How small mistakes compound into big problems
Compound effects are not limited to interest math; behavioral habits compound, too. Repeated small overdrafts, unattended fees, or impulsive buys stack into chronic deficits. Each misstep raises stress, which impairs decision-making and increases the probability of further mistakes. Over time the compounding effect can erode credit scores, increase insurance premiums, and restrict future financial choices.
Practical strategies: audits, safeguards, and better decisions
Reducing risk begins with simple, repeatable practices. A regular financial self-audit — reviewing bank and credit statements, subscription lists, and budget categories monthly — exposes hidden drains. Build a three- to six-month emergency fund in a liquid, accessible account, and keep a small secondary account to separate long-term savings from everyday spending. Automate bill payments and savings to remove friction and reduce late payments, but still check statements to catch errors.
Decision frameworks and habit formation
Adopt a decision framework such as pause, evaluate, and commit: pause before large or emotional purchases, evaluate the opportunity cost and alignment with goals, and then commit or walk away. Use rules of thumb — 30-day waiting periods for nonessential buys, 50/30/20 budget splits, or debt repayment ladders — to reduce choice overload. Financial habits formed early in life persist, so teach children basic budgeting, saving, and the difference between needs and wants.
When to seek help and how to build resilience
Seek professional guidance for complex issues — tax planning, estate design, serious debt consolidation, or unusual fraud incidents. A qualified advisor can spot structural risks and propose solutions that are hard to see from inside day-to-day stress. Building financial resilience is incremental: small, consistent actions—saving, monitoring, insulating against shocks, and learning—produce outsized benefits over years.

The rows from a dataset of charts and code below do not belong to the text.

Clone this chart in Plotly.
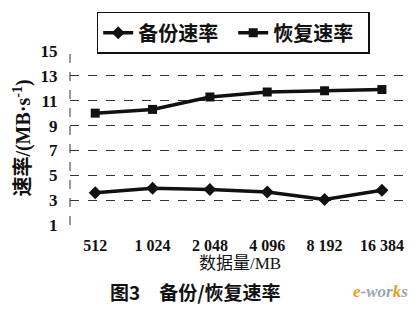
import plotly.graph_objects as go

categories = ["512", "1 024", "2 048", "4 096", "8 192", "16 384"]
backup_rate = [3.6, 3.95, 3.85, 3.65, 3.05, 3.8]
restore_rate = [10.0, 10.3, 11.3, 11.7, 11.8, 11.9]
series_names = ["备份速率", "恢复速率"]
y_ticks = [1, 3, 5, 7, 9, 11, 13, 15]

SERIF = "Liberation Serif"
CJK = "Liberation Serif, Noto Sans CJK SC"
PAD = "\u2002"  # legend spacing

fig = go.Figure()
fig.add_trace(go.Scatter(
    x=categories, y=backup_rate, name=series_names[0] + PAD, mode="lines+markers",
    line=dict(color="#111", width=3.5),
    marker=dict(symbol="diamond", size=10, color="#111"),
))
fig.add_trace(go.Scatter(
    x=categories, y=restore_rate, name=series_names[1] + PAD, mode="lines+markers",
    line=dict(color="#111", width=3.5),
    marker=dict(symbol="square", size=9, color="#111"),
))

fig.update_layout(
    width=420, height=319,
    margin=dict(l=70, r=10, t=51, b=94),
    paper_bgcolor="white", plot_bgcolor="white",
    showlegend=True,
    legend=dict(
        orientation="h", x=0.48, xanchor="center", y=1.225, yanchor="top",
        bordercolor="#111", borderwidth=1.5,
        font=dict(family=CJK, size=20, color="#111", weight="bold"),
        itemwidth=30, tracegroupgap=0,
    ),
    font=dict(family=SERIF, color="#111"),
)
fig.update_xaxes(
    type="category", range=[-0.44, 5.49],
    showgrid=False, zeroline=False, showline=False,
    ticks="outside", ticklen=6, tickcolor="rgba(0,0,0,0)",
    tickfont=dict(family=SERIF, size=16, weight="bold", color="#111"),
    title=dict(text="数据量/MB", font=dict(family=CJK, size=17, color="#111"), standoff=2),
)
fig.update_yaxes(
    range=[1, 15], tickvals=y_ticks,
    showgrid=True, gridcolor="#333", griddash="dash", gridwidth=1,
    zeroline=False, showline=False,
    ticks="outside", ticklen=8, tickcolor="rgba(0,0,0,0)",
    tickfont=dict(family=SERIF, size=17, weight="bold", color="#111"),
    title=dict(text="速率/(MB·s<sup>-1</sup>)", font=dict(family=CJK, size=20, color="#111", weight="bold"), standoff=4),
)
fig.add_shape(type="line", xref="paper", yref="paper", x0=0, x1=0, y0=0, y1=1,
              line=dict(color="#333", width=1, dash="dash"))
fig.add_annotation(
    text="图3　备份/恢复速率", xref="paper", yref="paper", x=0.37, y=-0.38,
    xanchor="center", yanchor="middle", showarrow=False,
    font=dict(family="Noto Sans CJK SC", size=19, weight="bold", color="#111"),
)
fig.add_annotation(
    text="<i><span style='color:#e8a020'>e</span><span style='color:#9aa6b4'>-wor</span><span style='color:#e8a020'>k</span><span style='color:#9aa6b4'>s</span></i>",
    xref="paper", yref="paper", x=1.0, y=-0.385, xanchor="right", yanchor="middle",
    showarrow=False, font=dict(family="Liberation Serif", size=17, weight="bold"),
)

fig.write_html("out.html")
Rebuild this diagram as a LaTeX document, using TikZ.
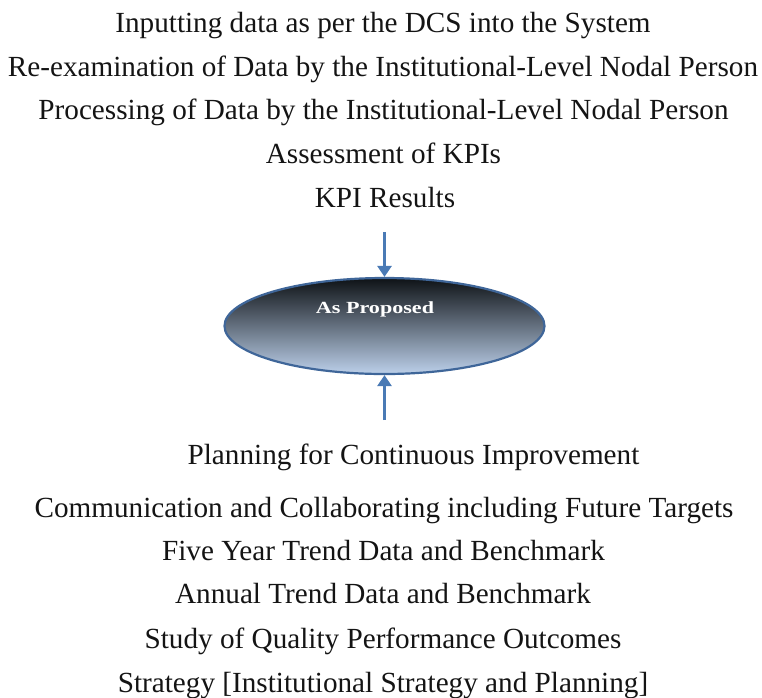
\documentclass[tikz,border=0pt]{standalone}
\usepackage{fontspec}
\setmainfont{Liberation Serif}
\usetikzlibrary{shapes.geometric,arrows.meta}
\definecolor{arrowblue}{HTML}{4A7AB5}
\definecolor{rimblue}{HTML}{3F6699}
\definecolor{shadetop}{HTML}{0E1216}
\definecolor{shademid}{HTML}{6E7C8E}
\definecolor{shadebot}{HTML}{BCD0EA}
\begin{document}
\begin{tikzpicture}[x=1pt,y=-1pt,
  stage/.style={anchor=base,inner sep=0pt,font=\fontsize{29.2}{34}\selectfont,text=black!92},
  hub/.style={ellipse,draw=rimblue,line width=2.2pt,minimum width=320pt,minimum height=96pt,inner sep=0pt,
    top color=shadetop,middle color=shademid,bottom color=shadebot},
  hublabel/.style={anchor=center,inner sep=0pt,text=white,font=\bfseries\fontsize{17}{20}\selectfont},
  flow/.style={draw=arrowblue,line width=3pt,-{Triangle[length=11pt,width=14pt]}}]
\useasboundingbox (0,0) rectangle (762,697);

% steps leading into the hub
\node[stage] (s1) at (383,32)  {Inputting data as per the DCS into the System};
\node[stage] (s2) at (383,76)  {Re-examination of Data by the Institutional-Level Nodal Person};
\node[stage] (s3) at (383.5,119) {Processing of Data by the Institutional-Level Nodal Person};
\node[stage] (s4) at (383.5,163) {Assessment of KPIs};
\node[stage] (s5) at (385,207) {KPI Results};

% central hub
\node[hub] (hub) at (384.5,326) {};
\node[hublabel] (hubtext) at (375,309) {\scalebox{1.3}[1]{As Proposed}};

% steps following the hub
\node[stage] (t1) at (413.5,464) {Planning for Continuous Improvement};
\node[stage] (t2) at (384,517) {Communication and Collaborating including Future Targets};
\node[stage] (t3) at (383.5,560) {Five Year Trend Data and Benchmark};
\node[stage] (t4) at (383,603) {Annual Trend Data and Benchmark};
\node[stage] (t5) at (383,648) {Study of Quality Performance Outcomes};
\node[stage] (t6) at (383,692) {Strategy [Institutional Strategy and Planning]};

% arrows into the hub
\coordinate (inTop) at (384.5,232);
\coordinate (inBot) at (384.5,420);
\draw[flow] (inTop) -- (hub.north);
\draw[flow] (inBot) -- (hub.south);
\end{tikzpicture}
\end{document}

Everyone makes money mistakes; the goal is not perfection but progress. By recognizing cognitive biases, tightening account monitoring, creating realistic budgets, and prioritizing liquidity and insurance, consumers can transform occasional errors into learning moments rather than spirals. The most powerful financial habit is consistency: steady audits, thoughtful decisions, and the humility to ask for help when complexity or emotion threatens long-term stability.